Republican senator Chuck Grassley, chairperson of the Senate Finance Committee, blasted the president's decision.
"Trade policy and border security are separate issues. This is a misuse of presidential tariff authority and counter to congressional intent," Grassley said.
US Trade Representative Robert Lighthizer argued that the announced tariffs on Mexico could jeopardise the ratification of the US-Mexico-Canada Agreement (USMCA), a proposed replacement for the North American Free Trade Agreement that is already facing a bumpy road in the Democrat-controlled House, the Wall Street Journal cited people familiar with the situation as saying.
If tariffs can be raised by "unilateral presidential decree", linked to border policy, not the economic relationship, markets will realise that it's not likely for the US president to deliver a trade deal with its trade partners, said Adam Posen, president of the Washington-based Peterson Institute for International Economics.
In 2018, the United States imported US$346.5 billion (RM1.4 trillion) worth of goods from Mexico, according to the Department of Commerce.

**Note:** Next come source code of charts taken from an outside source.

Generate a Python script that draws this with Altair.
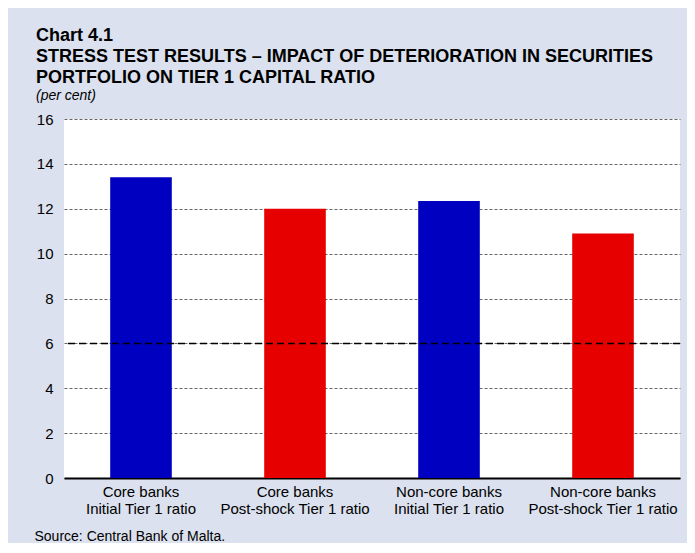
import altair as alt
import pandas as pd

categories = [
    "Core banks|Initial Tier 1 ratio",
    "Core banks|Post-shock Tier 1 ratio",
    "Non-core banks|Initial Tier 1 ratio",
    "Non-core banks|Post-shock Tier 1 ratio",
]
values = [13.4, 12.0, 12.35, 10.9]
kinds = ["Initial", "Post-shock", "Initial", "Post-shock"]
threshold = [6]

df = pd.DataFrame({"cat": categories, "val": values, "kind": kinds})
thr = pd.DataFrame({"y": threshold})

FONT = "Liberation Sans"

bars = alt.Chart(df).mark_bar().encode(
    x=alt.X(
        "cat:N",
        sort=categories,
        scale=alt.Scale(paddingInner=0.6, paddingOuter=0.3),
        axis=alt.Axis(
            title="Source: Central Bank of Malta.",
            titleAnchor="start",
            titleX=-30,
            titleY=62,
            titleBaseline="alphabetic",
            titleFontSize=14,
            titleFontWeight="normal",
            titleFont=FONT,
            titleColor="#000000",
            labelExpr="split(datum.label, '|')",
            labelAngle=0,
            labelFontSize=15,
            labelFont=FONT,
            labelColor="#000000",
            labelLineHeight=17,
            labelPadding=6,
            ticks=False,
            domainColor="#000000",
            domainWidth=2,
            grid=False,
        ),
    ),
    y=alt.Y(
        "val:Q",
        scale=alt.Scale(domain=[0, 16]),
        axis=alt.Axis(
            title=None,
            values=[0, 2, 4, 6, 8, 10, 12, 14, 16],
            labelFontSize=15,
            labelFont=FONT,
            labelColor="#000000",
            labelPadding=11,
            ticks=False,
            domain=False,
            grid=True,
            gridDash=[3, 2],
            gridColor="#666666",
            gridWidth=1,
        ),
    ),
    color=alt.Color(
        "kind:N",
        scale=alt.Scale(domain=["Initial", "Post-shock"], range=["#0000c0", "#e60000"]),
        legend=None,
    ),
)

rule = alt.Chart(thr).mark_rule(color="#000000", strokeDash=[7, 4], strokeWidth=1.5).encode(
    y=alt.Y("y:Q")
)

chart = (
    alt.layer(bars, rule)
    .properties(
        width=616,
        height=359,
        autosize=alt.AutoSizeParams(type="none"),
        padding={"left": 56, "top": 111, "right": 7, "bottom": 65},
        background="#dbe1ee",
        title=alt.TitleParams(
            text=[
                "Chart 4.1",
                "STRESS TEST RESULTS \u2013 IMPACT OF DETERIORATION IN SECURITIES",
                "PORTFOLIO ON TIER 1 CAPITAL RATIO",
            ],
            subtitle="(per cent)",
            anchor="start",
            frame="group",
            dx=-28,
            offset=9,
            font=FONT,
            fontSize=18,
            fontWeight="bold",
            color="#000000",
            lineHeight=21,
            subtitleFont=FONT,
            subtitleFontSize=14,
            subtitleFontStyle="italic",
            subtitleColor="#000000",
            subtitlePadding=2,
        ),
    )
    .configure_view(fill="#ffffff", stroke=None)
)

chart.save("out.html", embed_options={"renderer": "svg", "actions": False})
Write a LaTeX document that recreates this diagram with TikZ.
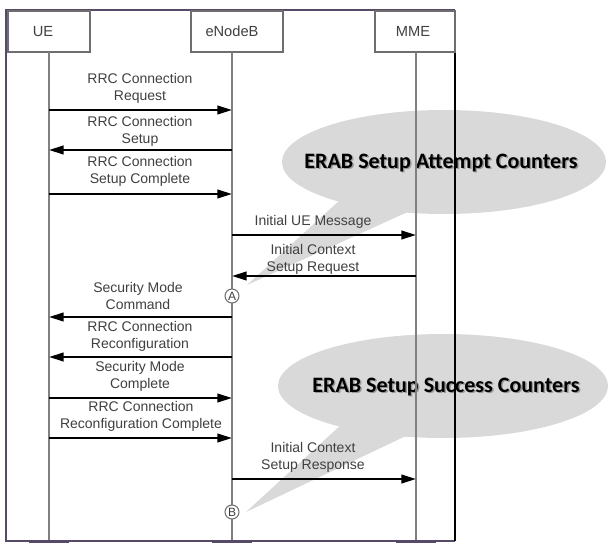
\documentclass[tikz,border=0pt]{standalone}
\usepackage{fontspec}
\setmainfont{Liberation Sans}
\newfontfamily\calloutfont{Carlito}
\usetikzlibrary{arrows.meta}
\definecolor{framepurple}{HTML}{574A68}
\definecolor{lifegray}{HTML}{808080}
\definecolor{labelgray}{HTML}{404040}
\definecolor{boxgray}{HTML}{6E6E6E}
\definecolor{bubble}{HTML}{D9D9D9}
\begin{document}
\begin{tikzpicture}[x=0.75pt,y=-0.75pt,
  box/.style={draw=boxgray, line width=0.8pt, fill=white, minimum height=30.75pt, inner sep=0pt},
  boxtext/.style={font=\fontsize{11pt}{12pt}\selectfont, text=labelgray},
  msg/.style={line width=1.5pt, -{Triangle[length=11pt,width=6.5pt]}},
  lbl/.style={font=\fontsize{10.5pt}{12.75pt}\selectfont, text=labelgray, align=center, inner sep=0pt},
  lifeline/.style={draw=lifegray, line width=1.2pt},
  marker/.style={circle, draw=boxgray, line width=0.8pt, fill=white, minimum size=10.5pt, inner sep=0pt, font=\fontsize{9pt}{9pt}\selectfont, text=labelgray},
  callout/.style={font=\calloutfont\bfseries\fontsize{16.5pt}{18pt}\selectfont, inner sep=0pt},
  bar/.style={draw=framepurple, line width=2.2pt}
]
\useasboundingbox (0,0) rectangle (610,552);
\fill[white] (0,0) rectangle (610,552);

% callouts
\fill[bubble] (444,162) ellipse [x radius=121.5pt, y radius=39pt];
\fill[bubble] (247,285) -- (340,200) -- (412,210) -- cycle;
\fill[bubble] (443,386) ellipse [x radius=123.75pt, y radius=39pt];
\fill[bubble] (246,512) -- (342,424) -- (410,434) -- cycle;
\node[callout, text=black!40] (c1s) at (442.5,164.5) {ERAB Setup Attempt Counters};
\node[callout] (c1) at (441,163) {ERAB Setup Attempt Counters};
\node[callout, text=black!40] (c2s) at (447.5,388.5) {ERAB Setup Success Counters};
\node[callout] (c2) at (446,387) {ERAB Setup Success Counters};

% frame
\draw[framepurple, line width=1.3pt] (455,10) -- (6,10) -- (6,541) -- (455,541);
\draw[black, line width=1.6pt] (455,10) -- (455,541);

% boxes
\node[box, minimum width=61.5pt] (ue) at (49,31.5) {};
\node[boxtext] (uet) at (43,31.5) {UE};
\node[box, minimum width=69pt] (enb) at (237,31.5) {};
\node[boxtext] (enbt) at (232,31.5) {eNodeB};
\node[box, minimum width=60pt] (mme) at (415,31.5) {};
\node[boxtext] (mmet) at (413,31.5) {MME};

% lifeline ends
\coordinate (ueT) at (49,52);
\coordinate (ueB) at (49,541);
\coordinate (enbT) at (232,52);
\coordinate (enbB) at (232,541);
\coordinate (mmeT) at (416,52);
\coordinate (mmeB) at (416,541);
\draw[lifeline] (ueT) -- (ueB);
\draw[lifeline] (enbT) -- (enbB);
\draw[lifeline] (mmeT) -- (mmeB);
\draw[bar] (29,541.5) -- (69,541.5);
\draw[bar] (212,541.5) -- (252,541.5);
\draw[bar] (396,541.5) -- (436,541.5);

% message end points
\foreach \n/\y in {1/110,2/150,3/194,4/235,5/276,6/317,7/357,8/398,9/438,10/479}{
  \coordinate (u\n) at (49,\y);
  \coordinate (e\n) at (232,\y);
  \coordinate (m\n) at (416,\y);
}

% messages
\draw[msg] (u1) -- (e1);
\node[lbl] (l1) at (140,88.5) {RRC Connection\\Request};
\draw[msg] (e2) -- (u2);
\node[lbl] (l2) at (140,131) {RRC Connection\\Setup};
\draw[msg] (u3) -- (e3);
\node[lbl] (l3) at (140,171.5) {RRC Connection\\Setup Complete};
\draw[msg] (e4) -- (m4);
\node[lbl] (l4) at (313,222) {Initial UE Message};
\draw[msg] (m5) -- (e5);
\node[lbl] (l5) at (313,259) {Initial Context\\Setup Request};
\draw[msg] (e6) -- (u6);
\node[lbl] (l6) at (138,295.5) {Security Mode\\Command};
\draw[msg] (e7) -- (u7);
\node[lbl] (l7) at (140,336.5) {RRC Connection\\Reconfiguration};
\draw[msg] (u8) -- (e8);
\node[lbl] (l8) at (140,376.5) {Security Mode\\Complete};
\draw[msg] (u9) -- (e9);
\node[lbl] (l9) at (141,416.5) {RRC Connection\\Reconfiguration Complete};
\draw[msg] (e10) -- (m10);
\node[lbl] (l10) at (313,457.5) {Initial Context\\Setup Response};

% markers
\node[marker] (ma) at (232,296) {A};
\node[marker] (mb) at (232,512) {B};
\end{tikzpicture}
\end{document}
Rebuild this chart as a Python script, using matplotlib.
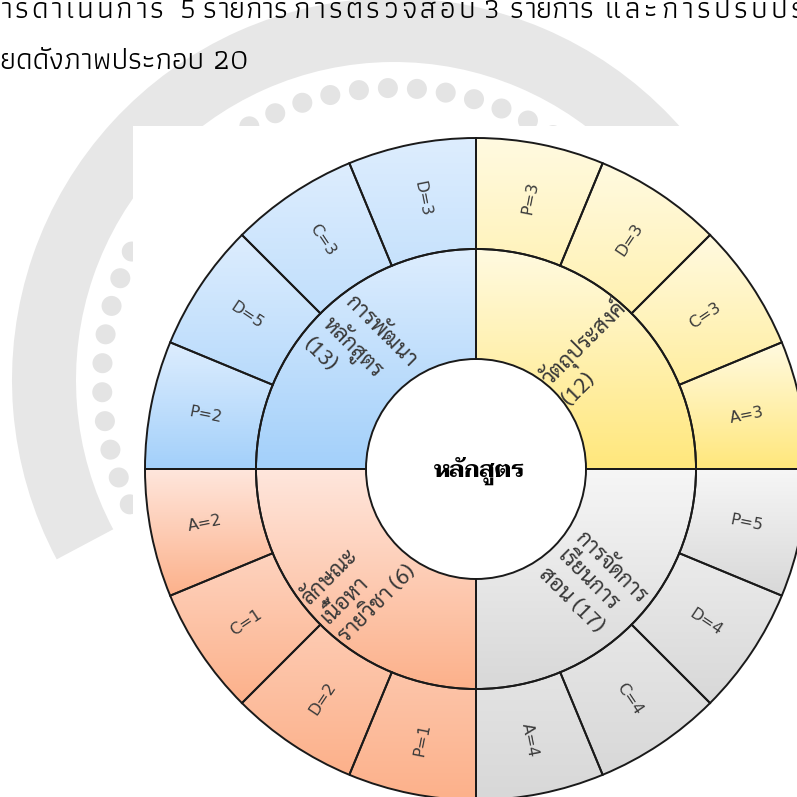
import numpy as np
import matplotlib
matplotlib.use("Agg")
import matplotlib.pyplot as plt
from matplotlib.patches import Wedge, Rectangle, Circle
from matplotlib.colors import to_rgb

# ข้อมูลแผนภาพ (เรียงตามเข็มนาฬิกา เริ่มจากด้านซ้าย)
group_names = ["การพัฒนา\nหลักสูตร\n", "วัตถุประสงค์\n", "การจัดการ\nเรียนการ\nสอน ", "ลักษณะ\nเนื้อหา\nรายวิชา "]
group_totals = [13, 12, 17, 6]
sub_letters = [["P", "D", "C", "D"], ["P", "D", "C", "A"], ["P", "D", "C", "A"], ["P", "D", "C", "A"]]
sub_values = [[2, 5, 3, 3], [3, 3, 3, 3], [5, 4, 4, 4], [1, 2, 1, 2]]
center_label = "หลักสูตร"

# สีไล่ระดับ (บน, ล่าง)
group_colors = [("#ddedfe", "#a3d0fa"), ("#fffae0", "#ffe77c"), ("#f6f6f6", "#d8d8d8"), ("#ffe6dc", "#fcb18b")]

# ข้อความในหน้าเอกสาร (บรรทัดบนถูกตัด, จัดแบบกระจาย)
page_words = ["ารดำเนินการ", "5", "รายการ", "การตรวจสอบ", "3", "รายการ", "และการปรับปรุง"]
page_word_x0 = [0, 180, 203, 293, 483, 510, 605]
page_word_x1 = [163, 193, 287, 475, 497, 593, 822]
page_line2 = "ยดดังภาพประกอบ 20"

thai_sans = ["Sarabun", "Noto Sans Thai Looped", "Noto Sans Thai", "DejaVu Sans"]
thai_serif = ["Taviraj", "Trirong", "Noto Serif Thai", "DejaVu Serif"]
thai_page = ["Athiti", "Noto Sans Thai", "DejaVu Sans"]

W = H = 797
cx, cy = 476, H - 469
r_out, r_mid, r_in = 331, 220, 110

fig = plt.figure(figsize=(7.97, 7.97), dpi=100)
ax = fig.add_axes([0, 0, 1, 1])
ax.set_xlim(0, W)
ax.set_ylim(0, H)
ax.set_aspect("equal")
ax.axis("off")
rend = fig.canvas.get_renderer()

# ลายน้ำจาง ๆ ด้านหลัง
wx, wy = 394, H - 380
ax.add_patch(Wedge((wx, wy), 382, 20, 208, width=64, color="#e7e7e7", lw=0, zorder=0))
for a in np.arange(0, 360, 5.7):
    t = np.radians(a)
    ax.add_patch(Circle((wx + 292 * np.cos(t), wy + 292 * np.sin(t)), 10,
                        color="#e4e4e4", lw=0, zorder=0.6))
ax.add_patch(Rectangle((133, 0), W - 133, H - 126, color="white", lw=0, zorder=1))


def grad_wedge(r, t1, t2, width, top, bottom):
    w = Wedge((cx, cy), r, t1, t2, width=width, facecolor="none",
              edgecolor="#1a1a1a", lw=1.4, zorder=4)
    ax.add_patch(w)
    v = w.get_path().vertices
    x0, x1 = v[:, 0].min(), v[:, 0].max()
    y0, y1 = v[:, 1].min(), v[:, 1].max()
    c = np.linspace(0, 1, 64)[:, None]
    img = (1 - c) * np.array(to_rgb(bottom)) + c * np.array(to_rgb(top))
    im = ax.imshow(img[:, None, :], extent=(x0, x1, y0, y1), origin="lower",
                   aspect="auto", interpolation="bilinear", zorder=3)
    im.set_clip_path(w)


def rot_for(a):
    a = (a + 180) % 360 - 180
    return a if np.cos(np.radians(a)) >= 0 else a - 180


# ขนาดตัวอักษรของวงใน: ให้ "การพัฒนา" ยาวราว 92 px
probe = ax.text(0, 0, "การพัฒนา", fontsize=12, family=thai_sans)
inner_fs = 12 * 92 / probe.get_window_extent(rend).width
probe.remove()

for i, name in enumerate(group_names):
    start = 180 - 90 * i
    top, bottom = group_colors[i]
    grad_wedge(r_mid, start - 90, start, r_mid - r_in, top, bottom)
    mid = start - 45
    t = np.radians(mid)
    rr = 165
    ax.text(cx + rr * np.cos(t), cy + rr * np.sin(t), name + "(%d)" % group_totals[i],
            rotation=rot_for(mid), rotation_mode="anchor", ha="center", va="center",
            multialignment="left", fontsize=inner_fs, family=thai_sans, color="#383838",
            linespacing=1.3, zorder=6)
    for j, (let, val) in enumerate(zip(sub_letters[i], sub_values[i])):
        t2 = start - 22.5 * j
        t1 = t2 - 22.5
        grad_wedge(r_out, t1, t2, r_out - r_mid, top, bottom)
        m = (t1 + t2) / 2
        tm = np.radians(m)
        ax.text(cx + 276 * np.cos(tm), cy + 276 * np.sin(tm), "%s=%d" % (let, val),
                rotation=rot_for(m), rotation_mode="anchor", ha="center", va="center",
                fontsize=11.5, family="DejaVu Sans", color="#3a3a3a", zorder=6)

ax.text(479, H - 471, center_label, ha="center", va="center", fontsize=17,
        fontweight="bold", family=thai_serif, color="black", zorder=6)

# ข้อความในหน้าเอกสาร: บรรทัดที่ 2 ยาวราว 248 px
line2 = ax.text(0, H - 69, page_line2, ha="left", va="baseline", fontsize=18,
                family=thai_page, color="black", zorder=7)
page_fs = 18 * 248 / line2.get_window_extent(rend).width
line2.set_fontsize(page_fs)

marks = set(chr(c) for c in [0x0E31] + list(range(0x0E34, 0x0E3B)) + list(range(0x0E47, 0x0E4F)))


def clusters(s):
    out = []
    for ch in s:
        if ch in marks and out:
            out[-1] += ch
        else:
            out.append(ch)
    return out


# บรรทัดแรก: กระจายอักษรให้เต็มช่วงของแต่ละคำ
for wd, x0, x1 in zip(page_words, page_word_x0, page_word_x1):
    cl = clusters(wd)
    objs = [ax.text(0, H - 18, c, ha="left", va="baseline", fontsize=page_fs,
                    family=thai_page, color="black", zorder=7) for c in cl]
    widths = [o.get_window_extent(rend).width for o in objs]
    gap = (x1 - x0 - sum(widths)) / max(len(cl) - 1, 1)
    x = x0
    for o, w in zip(objs, widths):
        o.set_x(x)
        x += w + gap

fig.savefig("out.png", dpi=100)
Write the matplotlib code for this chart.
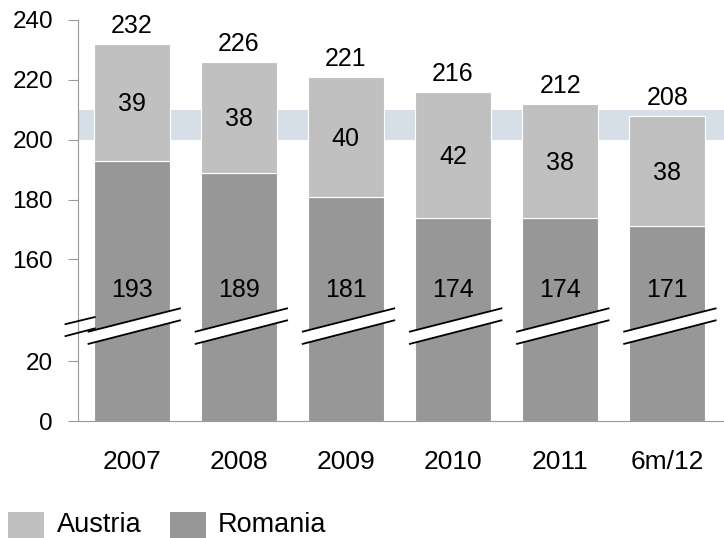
import numpy as np
import matplotlib.pyplot as plt
from matplotlib.patches import Rectangle

plt.rcParams['font.family'] = ['Liberation Sans', 'DejaVu Sans']

years = ['2007', '2008', '2009', '2010', '2011', '6m/12']
romania = [193, 189, 181, 174, 174, 171]
austria = [39, 38, 40, 42, 38, 38]
totals = [232, 226, 221, 216, 212, 208]
yticks = [0, 20, 160, 180, 200, 220, 240]

CUT = 106  # values above the break are shifted down by this much
BREAK_LO = 20


def shift(v):
    v = np.asarray(v, dtype=float)
    return np.where(v > BREAK_LO + 10, v - CUT, v)


c_aut = '#c0c0c0'
c_rom = '#979797'
W, H = 724, 538

fig = plt.figure(figsize=(W / 100, H / 100), dpi=100)
ax = fig.add_axes([78 / W, 117 / H, 646 / W, 401 / H])

x = np.arange(len(years))
w = 0.71

# target band 200-210
ax.axhspan(shift(200), shift(210), color='#d6dee7', zorder=0, lw=0)

rom_top = shift(romania)
tot_top = shift(totals)
ax.bar(x, rom_top, w, color=c_rom, edgecolor='white', lw=0.8, zorder=2)
ax.bar(x, tot_top - rom_top, w, bottom=rom_top, color=c_aut,
       edgecolor='white', lw=0.8, zorder=2)

# break marks across each bar
for xi in x:
    xl, xr = xi - 0.41, xi + 0.46
    ax.fill([xl, xr, xr, xl], [25.7, 33.7, 37.7, 29.8], color='white',
            zorder=3, lw=0)
    ax.plot([xl, xr], [29.8, 37.7], color='black', lw=1.3, zorder=4,
            solid_capstyle='butt')
    ax.plot([xl, xr], [25.7, 33.7], color='black', lw=1.3, zorder=4,
            solid_capstyle='butt')

# break marks on the y axis
ax.plot([-0.625, -0.336], [32.3, 34.8], color='black', lw=1.3,
        clip_on=False, zorder=4, solid_capstyle='butt')
ax.plot([-0.625, -0.336], [28.3, 31.0], color='black', lw=1.3,
        clip_on=False, zorder=4, solid_capstyle='butt')

# labels
for xi, r, a, t, rt, tt in zip(x, romania, austria, totals, rom_top, tot_top):
    ax.annotate(str(t), (xi, tt), xytext=(0, 8), textcoords='offset points',
                ha='center', va='baseline', fontsize=18)
    ax.annotate(str(a), (xi, (rt + tt) / 2), xytext=(0, -6.5),
                textcoords='offset points', ha='center', va='baseline',
                fontsize=18, zorder=5)
    ax.text(xi, 41.3, str(r), ha='center', va='baseline', fontsize=18,
            zorder=5)

ax.set_xlim(-0.5, 5.53)
ax.set_ylim(0, shift(240))
ax.set_yticks(shift(yticks))
ax.set_yticklabels([str(v) for v in yticks])
ax.set_xticks(x)
ax.set_xticklabels(years)

for s in ['top', 'right']:
    ax.spines[s].set_visible(False)
for s in ['left', 'bottom']:
    ax.spines[s].set_color('#9a9a9a')
    ax.spines[s].set_linewidth(0.8)

ax.tick_params(axis='y', length=7, width=0.8, color='#9a9a9a', pad=11,
               labelsize=17.5)
ax.tick_params(axis='x', length=0, pad=21, labelsize=19)

# legend along the bottom edge
legend_items = [('Austria', c_aut, 8, 57), ('Romania', c_rom, 170, 218)]
for name, col, sx, tx in legend_items:
    fig.patches.append(Rectangle((sx / W, -4 / H), 36 / W, 30 / H,
                                 transform=fig.transFigure, color=col, lw=0))
    fig.text(tx / W, 6 / H, name, ha='left', va='baseline', fontsize=19.5)

fig.savefig('out.png', dpi=100)
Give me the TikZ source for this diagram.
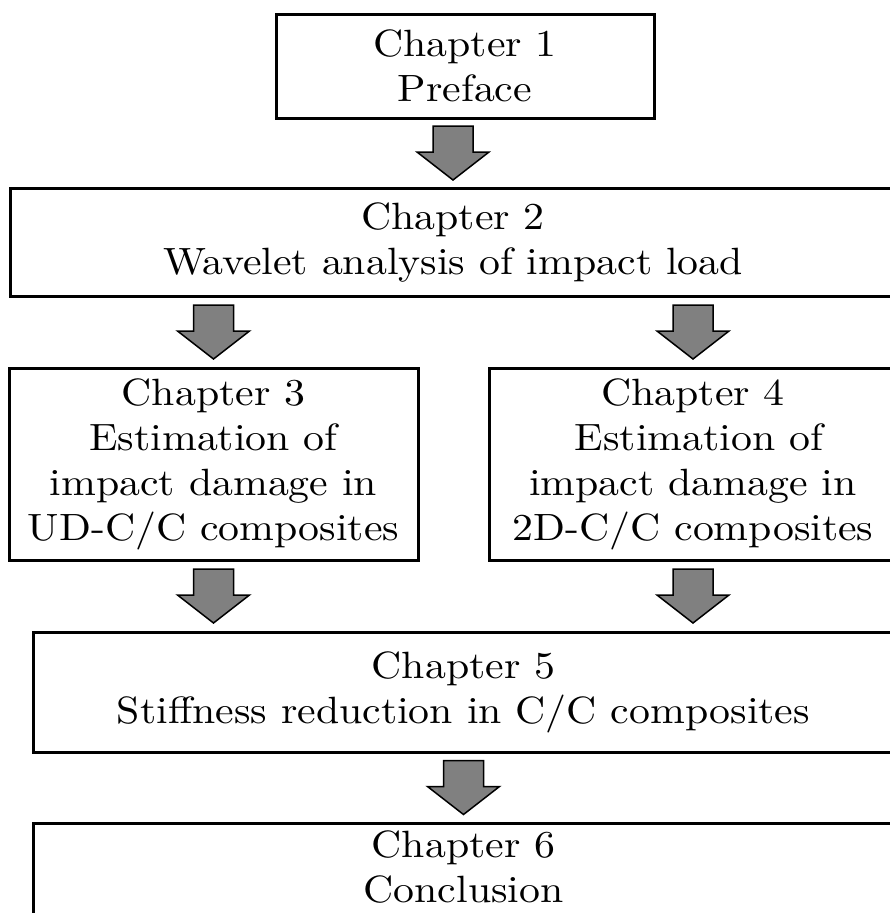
\documentclass[tikz,border=0pt]{standalone}
\usepackage{fontspec}
\setmainfont{lmroman10-regular.otf}[FakeStretch=1.1]
\usetikzlibrary{calc}
\definecolor{arrgray}{RGB}{128,128,128}
\begin{document}
\begin{tikzpicture}[x=1pt,y=-1pt,
  chap/.style={draw,line width=3pt,align=center,inner sep=0pt,font=\fontsize{38}{45}\selectfont},
  downarr/.pic={\filldraw[fill=arrgray,line width=1.5pt] (-20,-27) -- (20,-27) -- (20,-1) -- (36,-1) -- (0,27) -- (-36,-1) -- (-20,-1) -- cycle;}]
\useasboundingbox (0,0) rectangle (889,913);
\node[chap,minimum width=378pt,minimum height=104pt] (ch1) at (465,66) {Chapter 1\\Preface};
\node[chap,minimum width=886pt,minimum height=108pt] (ch2) at (453,242) {Chapter 2\\Wavelet analysis of impact load};
\node[chap,minimum width=409pt,minimum height=192pt] (ch3) at (213.5,464) {Chapter 3\\Estimation of\\impact damage in\\UD-C/C composites};
\node[chap,minimum width=408pt,minimum height=192pt] (ch4) at (693,464) {Chapter 4\\\hspace*{12pt}Estimation of\\impact damage in\\2D-C/C composites};
\node[chap,minimum width=861pt,minimum height=120pt] (ch5) at (463.5,692) {Chapter 5\\Stiffness reduction in C/C composites};
\node[chap,minimum width=861pt,minimum height=107pt,text depth=20pt] (ch6) at (463.5,876.5) {Chapter 6\\Conclusion};
% block arrows between the chapters
\pic at ($(ch1.south -| ch2.north)!0.5!(ch2.north)$) {downarr};
\pic at ($(ch2.south -| ch3.north)!0.5!(ch3.north)$) {downarr};
\pic at ($(ch2.south -| ch4.north)!0.5!(ch4.north)$) {downarr};
\pic at ($(ch3.south)!0.5!(ch5.north -| ch3.south)$) {downarr};
\pic at ($(ch4.south)!0.5!(ch5.north -| ch4.south)$) {downarr};
\pic at ($(ch5.south)!0.5!(ch6.north)$) {downarr};
\end{tikzpicture}
\end{document}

When asked about potential price increases, Mulvaney said inflation is still "under control" even after Washington imposed additional tariffs on its trading partners, arguing that it's "relatively easy to substitute other goods".
Mulvaney's optimism, however, is not shared by the business community.
"These tariffs will be paid by American families and businesses without doing a thing to solve the very real problems at the border," said Neil Bradley, executive vice-president and chief policy officer at the US Chamber of Commerce, calling the proposed measures "exactly the wrong move."
David Herring, president of the National Pork Producers Council, said "American pork producers cannot afford retaliatory tariffs from its largest export market, tariffs which Mexico will surely implement."
"We appeal to President Trump to reconsider plans to open a new trade dispute with Mexico," said Herring.